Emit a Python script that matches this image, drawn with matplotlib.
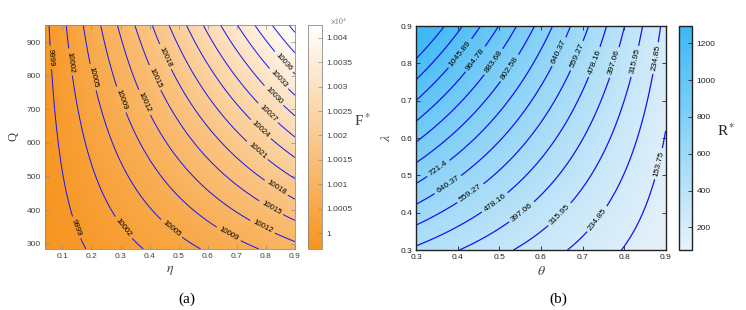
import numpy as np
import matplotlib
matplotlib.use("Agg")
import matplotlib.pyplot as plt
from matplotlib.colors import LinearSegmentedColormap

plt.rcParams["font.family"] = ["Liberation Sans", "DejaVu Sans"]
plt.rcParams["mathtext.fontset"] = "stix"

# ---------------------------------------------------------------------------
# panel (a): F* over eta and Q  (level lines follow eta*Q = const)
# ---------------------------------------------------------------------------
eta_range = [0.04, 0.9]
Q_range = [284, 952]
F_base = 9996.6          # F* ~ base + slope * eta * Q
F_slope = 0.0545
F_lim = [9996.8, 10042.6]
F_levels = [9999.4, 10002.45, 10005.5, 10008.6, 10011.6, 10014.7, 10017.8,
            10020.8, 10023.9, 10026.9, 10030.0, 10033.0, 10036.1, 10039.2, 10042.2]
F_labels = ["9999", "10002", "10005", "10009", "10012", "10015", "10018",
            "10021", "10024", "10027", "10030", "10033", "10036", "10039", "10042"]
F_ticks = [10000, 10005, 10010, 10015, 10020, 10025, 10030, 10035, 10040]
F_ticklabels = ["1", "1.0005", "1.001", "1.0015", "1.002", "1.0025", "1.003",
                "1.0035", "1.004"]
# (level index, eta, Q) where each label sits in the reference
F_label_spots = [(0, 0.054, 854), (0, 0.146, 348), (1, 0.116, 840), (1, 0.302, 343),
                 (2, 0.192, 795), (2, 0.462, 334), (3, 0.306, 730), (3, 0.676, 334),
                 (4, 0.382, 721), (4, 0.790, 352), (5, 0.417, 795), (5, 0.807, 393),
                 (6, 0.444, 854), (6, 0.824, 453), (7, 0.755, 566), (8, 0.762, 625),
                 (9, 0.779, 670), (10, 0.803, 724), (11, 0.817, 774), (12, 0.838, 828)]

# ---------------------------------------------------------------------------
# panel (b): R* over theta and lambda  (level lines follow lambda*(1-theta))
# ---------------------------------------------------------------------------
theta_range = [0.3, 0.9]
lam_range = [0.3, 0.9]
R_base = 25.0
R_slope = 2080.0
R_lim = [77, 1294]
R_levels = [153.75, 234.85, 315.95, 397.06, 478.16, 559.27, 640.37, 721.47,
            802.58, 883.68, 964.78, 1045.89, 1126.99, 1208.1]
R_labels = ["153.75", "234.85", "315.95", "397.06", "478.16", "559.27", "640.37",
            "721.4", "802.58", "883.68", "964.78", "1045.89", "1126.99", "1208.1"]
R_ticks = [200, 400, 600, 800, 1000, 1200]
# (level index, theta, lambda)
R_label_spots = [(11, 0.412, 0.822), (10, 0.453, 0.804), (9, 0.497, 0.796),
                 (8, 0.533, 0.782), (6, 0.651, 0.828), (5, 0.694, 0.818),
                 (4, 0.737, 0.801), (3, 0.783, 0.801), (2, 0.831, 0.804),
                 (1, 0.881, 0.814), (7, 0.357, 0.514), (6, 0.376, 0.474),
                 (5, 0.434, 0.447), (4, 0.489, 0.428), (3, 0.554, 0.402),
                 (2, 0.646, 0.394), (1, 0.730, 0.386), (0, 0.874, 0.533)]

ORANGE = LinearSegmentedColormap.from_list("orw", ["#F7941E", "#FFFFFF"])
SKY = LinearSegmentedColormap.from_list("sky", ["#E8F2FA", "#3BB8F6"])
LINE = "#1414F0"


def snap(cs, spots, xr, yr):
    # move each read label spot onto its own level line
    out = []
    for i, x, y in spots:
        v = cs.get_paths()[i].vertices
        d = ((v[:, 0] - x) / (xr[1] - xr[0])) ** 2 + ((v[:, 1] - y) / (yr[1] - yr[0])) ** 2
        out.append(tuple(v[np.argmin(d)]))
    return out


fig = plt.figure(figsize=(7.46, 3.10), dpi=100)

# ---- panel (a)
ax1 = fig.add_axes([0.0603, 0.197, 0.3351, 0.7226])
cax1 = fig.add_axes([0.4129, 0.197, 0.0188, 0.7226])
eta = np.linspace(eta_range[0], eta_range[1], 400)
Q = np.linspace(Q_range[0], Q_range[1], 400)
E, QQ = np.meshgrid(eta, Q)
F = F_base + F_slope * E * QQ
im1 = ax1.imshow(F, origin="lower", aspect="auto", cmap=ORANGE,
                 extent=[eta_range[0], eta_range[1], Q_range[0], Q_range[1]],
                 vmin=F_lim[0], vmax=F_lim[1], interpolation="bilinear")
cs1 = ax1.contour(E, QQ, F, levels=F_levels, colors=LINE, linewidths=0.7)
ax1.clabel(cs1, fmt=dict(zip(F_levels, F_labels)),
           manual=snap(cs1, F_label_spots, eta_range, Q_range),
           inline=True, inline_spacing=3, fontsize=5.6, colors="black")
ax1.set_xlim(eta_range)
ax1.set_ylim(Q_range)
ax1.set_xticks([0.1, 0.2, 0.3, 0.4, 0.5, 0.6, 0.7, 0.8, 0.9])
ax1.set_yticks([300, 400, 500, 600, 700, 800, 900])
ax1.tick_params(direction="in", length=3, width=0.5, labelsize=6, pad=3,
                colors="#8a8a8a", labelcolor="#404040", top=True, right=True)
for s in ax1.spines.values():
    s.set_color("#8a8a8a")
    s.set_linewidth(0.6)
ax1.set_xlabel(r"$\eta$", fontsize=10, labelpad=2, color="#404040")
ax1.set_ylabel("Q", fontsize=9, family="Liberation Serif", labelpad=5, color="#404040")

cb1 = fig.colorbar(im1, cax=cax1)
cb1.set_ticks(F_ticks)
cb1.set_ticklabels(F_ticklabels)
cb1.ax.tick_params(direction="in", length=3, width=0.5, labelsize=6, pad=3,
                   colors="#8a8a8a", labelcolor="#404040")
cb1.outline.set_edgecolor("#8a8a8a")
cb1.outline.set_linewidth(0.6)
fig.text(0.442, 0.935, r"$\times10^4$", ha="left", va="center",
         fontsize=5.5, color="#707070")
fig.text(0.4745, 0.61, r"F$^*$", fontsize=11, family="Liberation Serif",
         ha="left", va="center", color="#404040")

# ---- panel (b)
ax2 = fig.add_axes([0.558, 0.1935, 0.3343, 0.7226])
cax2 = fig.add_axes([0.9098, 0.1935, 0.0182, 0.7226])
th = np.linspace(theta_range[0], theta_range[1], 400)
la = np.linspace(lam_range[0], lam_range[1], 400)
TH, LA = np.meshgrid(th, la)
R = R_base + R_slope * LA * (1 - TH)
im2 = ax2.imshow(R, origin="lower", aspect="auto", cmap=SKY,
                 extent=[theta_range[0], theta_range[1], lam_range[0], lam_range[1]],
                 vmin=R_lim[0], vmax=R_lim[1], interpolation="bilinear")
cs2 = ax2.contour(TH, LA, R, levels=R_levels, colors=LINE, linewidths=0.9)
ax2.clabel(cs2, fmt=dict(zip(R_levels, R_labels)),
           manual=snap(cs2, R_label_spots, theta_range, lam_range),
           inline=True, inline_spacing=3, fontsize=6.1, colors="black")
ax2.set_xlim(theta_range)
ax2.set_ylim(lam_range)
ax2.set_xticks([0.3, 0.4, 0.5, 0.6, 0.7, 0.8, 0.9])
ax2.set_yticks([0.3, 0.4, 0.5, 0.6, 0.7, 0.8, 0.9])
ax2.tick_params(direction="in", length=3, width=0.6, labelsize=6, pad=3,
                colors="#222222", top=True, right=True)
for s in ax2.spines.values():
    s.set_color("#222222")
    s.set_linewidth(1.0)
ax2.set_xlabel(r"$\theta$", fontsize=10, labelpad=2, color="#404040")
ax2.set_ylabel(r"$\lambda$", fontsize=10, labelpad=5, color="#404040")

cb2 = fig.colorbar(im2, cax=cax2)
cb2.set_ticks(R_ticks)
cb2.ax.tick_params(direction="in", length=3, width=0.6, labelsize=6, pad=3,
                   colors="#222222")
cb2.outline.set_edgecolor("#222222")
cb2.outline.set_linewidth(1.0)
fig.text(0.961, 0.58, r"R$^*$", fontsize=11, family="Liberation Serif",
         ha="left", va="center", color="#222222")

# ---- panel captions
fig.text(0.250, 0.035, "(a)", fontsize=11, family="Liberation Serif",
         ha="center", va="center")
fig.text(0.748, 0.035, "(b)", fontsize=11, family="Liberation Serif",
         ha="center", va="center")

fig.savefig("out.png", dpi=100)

------------------------------------------------------------------------

TASK: Please extract exactly the lines of the data, from the first through the line containing "(12, 0.838, 828)]", and add no pictures to the copy.

ANSWER TO THE PROBLEM:
Emit a Python script that matches this image, drawn with matplotlib.
import numpy as np
import matplotlib
matplotlib.use("Agg")
import matplotlib.pyplot as plt
from matplotlib.colors import LinearSegmentedColormap

plt.rcParams["font.family"] = ["Liberation Sans", "DejaVu Sans"]
plt.rcParams["mathtext.fontset"] = "stix"

# ---------------------------------------------------------------------------
# panel (a): F* over eta and Q  (level lines follow eta*Q = const)
# ---------------------------------------------------------------------------
eta_range = [0.04, 0.9]
Q_range = [284, 952]
F_base = 9996.6          # F* ~ base + slope * eta * Q
F_slope = 0.0545
F_lim = [9996.8, 10042.6]
F_levels = [9999.4, 10002.45, 10005.5, 10008.6, 10011.6, 10014.7, 10017.8,
            10020.8, 10023.9, 10026.9, 10030.0, 10033.0, 10036.1, 10039.2, 10042.2]
F_labels = ["9999", "10002", "10005", "10009", "10012", "10015", "10018",
            "10021", "10024", "10027", "10030", "10033", "10036", "10039", "10042"]
F_ticks = [10000, 10005, 10010, 10015, 10020, 10025, 10030, 10035, 10040]
F_ticklabels = ["1", "1.0005", "1.001", "1.0015", "1.002", "1.0025", "1.003",
                "1.0035", "1.004"]
# (level index, eta, Q) where each label sits in the reference
F_label_spots = [(0, 0.054, 854), (0, 0.146, 348), (1, 0.116, 840), (1, 0.302, 343),
                 (2, 0.192, 795), (2, 0.462, 334), (3, 0.306, 730), (3, 0.676, 334),
                 (4, 0.382, 721), (4, 0.790, 352), (5, 0.417, 795), (5, 0.807, 393),
                 (6, 0.444, 854), (6, 0.824, 453), (7, 0.755, 566), (8, 0.762, 625),
                 (9, 0.779, 670), (10, 0.803, 724), (11, 0.817, 774), (12, 0.838, 828)]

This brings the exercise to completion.